Components A and B were blended and sprayed to a thickness of 5 mil on a reconstituted paper plate stock, dried and cured as in Example 1. The reverse side of the plate was sprayed, dried and cured with the blend described in Example 1.
The coated plates were then brought in contact with meat products. The inside coating using the Example 2 composition showed excellent resistance to the meat product. When the coated plate is exposed to a moisture active landfill, it degraded.
As can be seen, the Example 2 blend contains a much higher level of emulsion than does Example 1 so as to retard food liquid penetration of the cardboard stock.
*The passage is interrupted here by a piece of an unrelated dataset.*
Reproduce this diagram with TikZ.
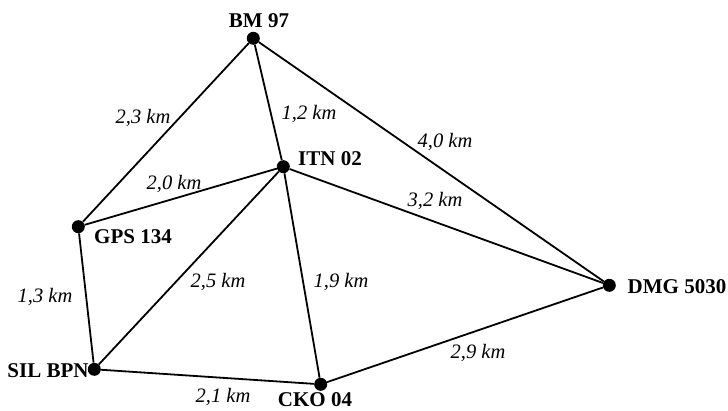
\documentclass[tikz,border=0pt]{standalone}
\usepackage{fontspec}
\setmainfont{Liberation Serif}
\usepackage{tikz}

\begin{document}
\begin{tikzpicture}[x=1pt,y=-1pt,
  station/.style={circle,fill=black,inner sep=0pt,minimum size=13pt},
  stationtag/.style={font=\fontsize{21}{24}\selectfont\bfseries,inner sep=0pt},
  dist/.style={font=\fontsize{20.5}{24}\selectfont\itshape,inner sep=0pt},
  leg/.style={line width=1.8pt}]
\useasboundingbox (0,0) rectangle (728,410);

\node [station] (bm) at (253.3,38.3) {};
\node [station] (itn) at (283.3,166.7) {};
\node [station] (gps) at (78.3,226.7) {};
\node [station] (sil) at (94.3,369.3) {};
\node [station] (cko) at (320.7,384.3) {};
\node [station] (dmg) at (609.3,285.3) {};

\draw [leg] (bm) -- (gps);
\draw [leg] (bm) -- (itn);
\draw [leg] (bm) -- (dmg);
\draw [leg] (gps) -- (itn);
\draw [leg] (gps) -- (sil);
\draw [leg] (itn) -- (sil);
\draw [leg] (itn) -- (cko);
\draw [leg] (itn) -- (dmg);
\draw [leg] (sil) -- (cko);
\draw [leg] (cko) -- (dmg);

\node [stationtag] (bmtag) at (259,21) {BM 97};
\node [stationtag] (itntag) at (330,159) {ITN 02};
\node [stationtag] (gpstag) at (133,237) {GPS 134};
\node [stationtag] (siltag) at (48,371) {SIL BPN};
\node [stationtag] (ckotag) at (315,400) {CKO 04};
\node [stationtag] (dmgtag) at (677,287) {DMG 5030};

\node [dist] at (143,118) {2,3 km};
\node [dist] at (309,114) {1,2 km};
\node [dist] at (445,142) {4,0 km};
\node [dist] at (174,184) {2,0 km};
\node [dist] at (435,201) {3,2 km};
\node [dist] at (45,297) {1,3 km};
\node [dist] at (218,282) {2,5 km};
\node [dist] at (341,282) {1,9 km};
\node [dist] at (478,353) {2,9 km};
\node [dist] at (223,397) {2,1 km};
\end{tikzpicture}
\end{document}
On the other hand, the material prepared in Example 1 is much more readily degradable because of its high concentration of cement and its relatively low amount of emulsion polymer.

Claims

A degradable coating composition comprising:
(a) a cement;

(b) at least one of a clay and a sulphate; and

(c) an aqueous emulsion polymer which is substantially stable in the presence of the other components in said coating composition.
The coating composition defined in claim 1, wherein both of said clay and said sulphate are present.
The coating composition defined in claim 1, further comprising at least one of a wax, an organic acid and a sugar.
The coating composition defined in claim 1, comprising:
(a) from about 40 to about 90 percent by weight of said cement;

(b) from 0 to about 20 percent by weight of said clay;

(c) from about 0 to about 20 percent by weight of said sulphate; and

(d) from about 6 to about 60 percent by weight of said emulsion polymer; all based on the total weight of said cement, said clay, said sulphate and the solids weight of said emulsion polymer.
The coating composition defined in claim 4, further comprising from about 1 to about 20 percent by weight of an organic acid and from about 1 to about 25 percent by weight of a wax.
The coating composition defined in any of the preceding claims, wherein the clay is based upon aluminum silicate.
The coating composition defined in any of the preceding claims, wherein the sulphate is an alkali or alkaline earth metal sulphate.
The coating composition defined in any of the preceding claims, wherein the sulphate is calcium sulphate.
The coating composition defined in any of the preceding claims, wherein the polymer is an ethylene-vinyl acetate emulsion copolymer.
A process for manufacturing a coated article comprising a degradable substrate, the process comprising applying as a first coating composition the coating composition defined in claim 4 to a first surface of said degradable substrate and curing/drying said coating composition, wherein said first surface of the degradable substrate is coated with said first coating composition and a second surface of said degradable substrate is coated with a second coating composition comprising from about 15 to about 60 percent by weight of a cement, from 0 to about 20 percent by weight of a clay or from 0 to about 10 percent by weight of a sulphate, wherein at least one of the sulphate or the clay is present, and from about 40 to about 75 percent by solids weight of an aqueous emulsion polymer which is stable in the presence of the other components of said second coating composition, wherein said percentages are based on the total solids amount of the cement, sulphate, clay and aqueous emulsion.
The process defined in claim 10, wherein the degradable substrate is paper.
A coated article comprising a degradable substrate having a first surface thereof coated with a first coating composition initially comprising:
(a) from about 40 to about 90 percent by weight of a cement;

(b) from 0 to about 20 percent by weight of a clay;

(c) from about 0 to about 20 percent by weight of a sulphate; and

(d) from about 6 to about 60 percent by weight of an emulsion polymer which is stable in the presence of the other components of said first coating composition;
all based on the total weight of said cement, said clay, said sulphate and said emulsion polymer;
wherein at least one of said clay and said sulphate is present.
The article defined in claim 12, wherein said degradable substrate further comprises a second surface thereof coated with a second coating composition initially comprising
(a) from about 15 to about 60 percent by weight of a cement;

(b) from 0 to about 20 percent by weight of a clay

(c) from 0 to about 10 percent by weight of a sulphate; and

(d) from about 40 to about 75 percent by weight of an emulsion polymer which is stable in the presence of the other components of said second coating composition;
all based on the total weight of said cement, said clay, said sulphate and said emulsion polymer which is stable in the presence of the other components of said first coating composition;
wherein at least one of the sulphate or the clay is present.